Model matches physical prototype results under various traffic conditions.

Reducing fan-in improves latency and reduces loss.

The framework enables rapid architectural sizing and optimization.

Abstract

Event-driven imagers and sensor arrays commonly employ asynchronous arbiter trees with a synchronous acknowledge to serialize requests. We present an analytical framework that models the root as an \(M/D/1\) queue with deterministic quantum \(T\) and implements losses at the sources through one-slot gating. The admitted rate, loss probability, utilization, and mean sojourn time are coupled by self-consistent relations; a closed form for \(\mathbb{E}[S_t]\) separates fixed path delay \(\tau_0\) from queueing effects.

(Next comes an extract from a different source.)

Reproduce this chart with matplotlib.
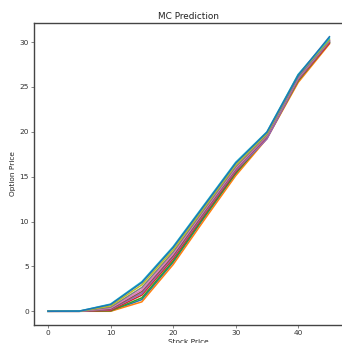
import matplotlib
matplotlib.use("Agg")
import matplotlib.pyplot as plt

stock_price = [0, 5, 10, 15, 20, 25, 30, 35, 40, 45]

line_00 = [0, 0, 0.02, 1.30, 5.45, 10.45, 15.30, 19.30, 25.65, 29.90]
line_01 = [0, 0, 0.00, 1.05, 5.20, 10.20, 15.10, 19.25, 25.50, 29.80]
line_02 = [0, 0, 0.05, 1.50, 5.60, 10.60, 15.40, 19.35, 25.70, 29.95]
line_03 = [0, 0, 0.10, 1.80, 5.85, 10.80, 15.55, 19.40, 25.80, 29.90]
line_04 = [0, 0, 0.20, 2.00, 6.05, 10.95, 15.70, 19.20, 25.85, 30.05]
line_05 = [0, 0, 0.25, 2.20, 6.20, 11.10, 15.85, 19.50, 25.95, 30.10]
line_06 = [0, 0, 0.35, 2.40, 6.40, 11.25, 15.95, 19.55, 26.00, 30.15]
line_07 = [0, 0, 0.45, 2.65, 6.60, 11.40, 16.10, 19.65, 26.10, 30.20]
line_08 = [0, 0.01, 0.60, 2.95, 6.85, 11.60, 16.30, 19.80, 26.35, 30.30]
line_09 = [0, 0.02, 0.80, 3.30, 7.20, 11.90, 16.60, 20.00, 26.40, 30.45]
line_10 = [0, 0.02, 0.75, 3.20, 7.10, 11.80, 16.50, 19.95, 26.30, 30.60]

series = [line_00, line_01, line_02, line_03, line_04, line_05,
          line_06, line_07, line_08, line_09, line_10]

s = 0.53
plt.rcParams['font.family'] = ['DejaVu Sans']
fig = plt.figure(figsize=(3.42, 3.43), dpi=100)
ax = fig.add_axes([34/342, 18/343, 309.5/342, 302/343])
for vals in series:
    ax.plot(stock_price, vals, lw=1.1)
ax.set_title("MC Prediction", fontsize=12*s, pad=6*s, color='#222222')
ax.set_xlabel("Stock Price", fontsize=10*s, labelpad=4*s, color='#222222')
ax.set_ylabel("Option Price", fontsize=10*s, labelpad=4*s, color='#222222')
ax.tick_params(labelsize=10*s, length=3.5*s, width=0.8*s, pad=3.5*s,
               colors='#333333')
for sp in ax.spines.values():
    sp.set_linewidth(1.0)
    sp.set_color('#444444')
fig.savefig("out.png", dpi=100)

The framework matches post-layout results of a physical prototype over light to heavy traffic, reproducing saturation at \(1/T\) and the observed latency growth, while classical \(M/G/1/K\) and Engset-type abstractions diverge at higher occupancy. Because all relations are algebraic, they enable rapid sizing at design time, including the impact of partitioning into independent tiles: reducing fan-in lowers arbitration depth and \(\tau_0\), decreases loss, and improves latency at fixed \(T\), with throughput adding across tiles. The model thereby links architectural parameters to performance metrics and supports selection of acknowledge period, tiling, and link count under practical constraints.